The Senate on Thursday morning approved Franklin Orr to be the Energy Department’s undersecretary for science and Joseph Hezir to be the chief financial officer there.

And, in addition to Stivers, two other judges were approved Thursday afternoon: Joseph Leeson for a district seat in Pennsylvania, and Lydia Griggsby for the U.S. Court of Federal Claims.

Also on Harry’s list and “safe” are Jeffery Baran to be a member of the Nuclear Regulatory Commission, Lauren McFerran to be a member of the National Labor Relations Board and Ellen Williams to head the Energy Department’s Advanced Research Projects Agency-Energy. Confirmations are likely Monday.

And two nominees for the Tennessee Valley Authority — Virginia Lodge and Ronald Walter — are on the list for confirmation votes next week.

Not on the list? The Senate may be closing up shop at the end of next week, so better start calling in every last chit you have.
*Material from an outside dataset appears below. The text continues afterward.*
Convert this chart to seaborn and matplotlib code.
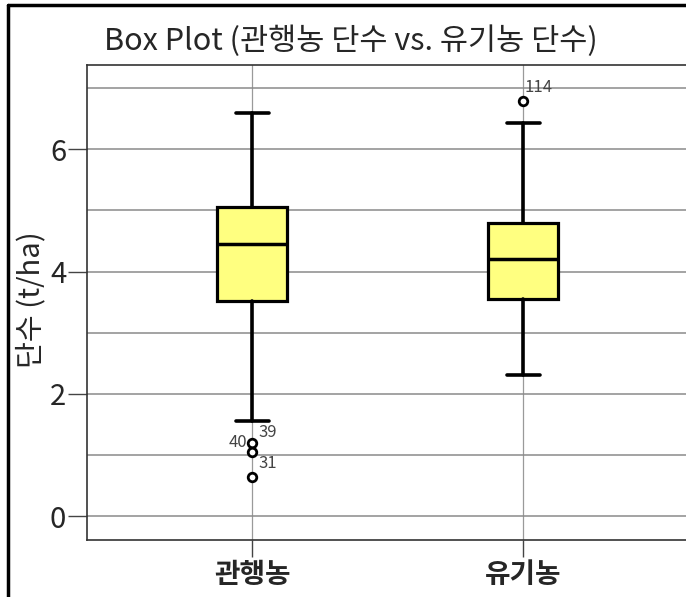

Move fast.

Technical difficulties

Scoring an on-the-record interview with a top White House official is almost as hard as getting a bill passed in Congress.

So when President Obama’s most trusted adviser, Valerie Jarrett, agreed to a sit-down with Washington Post Magazine writer Joe Heim, it was quite the get — and even then it had to be rescheduled several times.

A few weeks ago, Heim finally headed over to the Eisenhower Executive Office Building to interview Jarrett for the magazine’s “Just Asking” feature. But then, when the interview was over, he checked his iPhone recorder and only the first two minutes were there. This is a reporter’s worst nightmare.

“I immediately felt just a wave of heat go through my body, just sheer terror,” Heim told the Loop.

But Jarrett took sympathy on him and let him do a redo by phone that afternoon.

He asked Jarrett what she thought of a reporter who has to ask for a do-over because his recorder didn’t work.

“That he’s human. And it’s extremely refreshing,” she said.

Jarrett, naturally, didn’t dish on the Obamas. But she did criticize unnamed former officials who wrote tell-all books after they left the White House, saying such jobs “should come with a level of loyalty and silence. At least until the president is out of office.”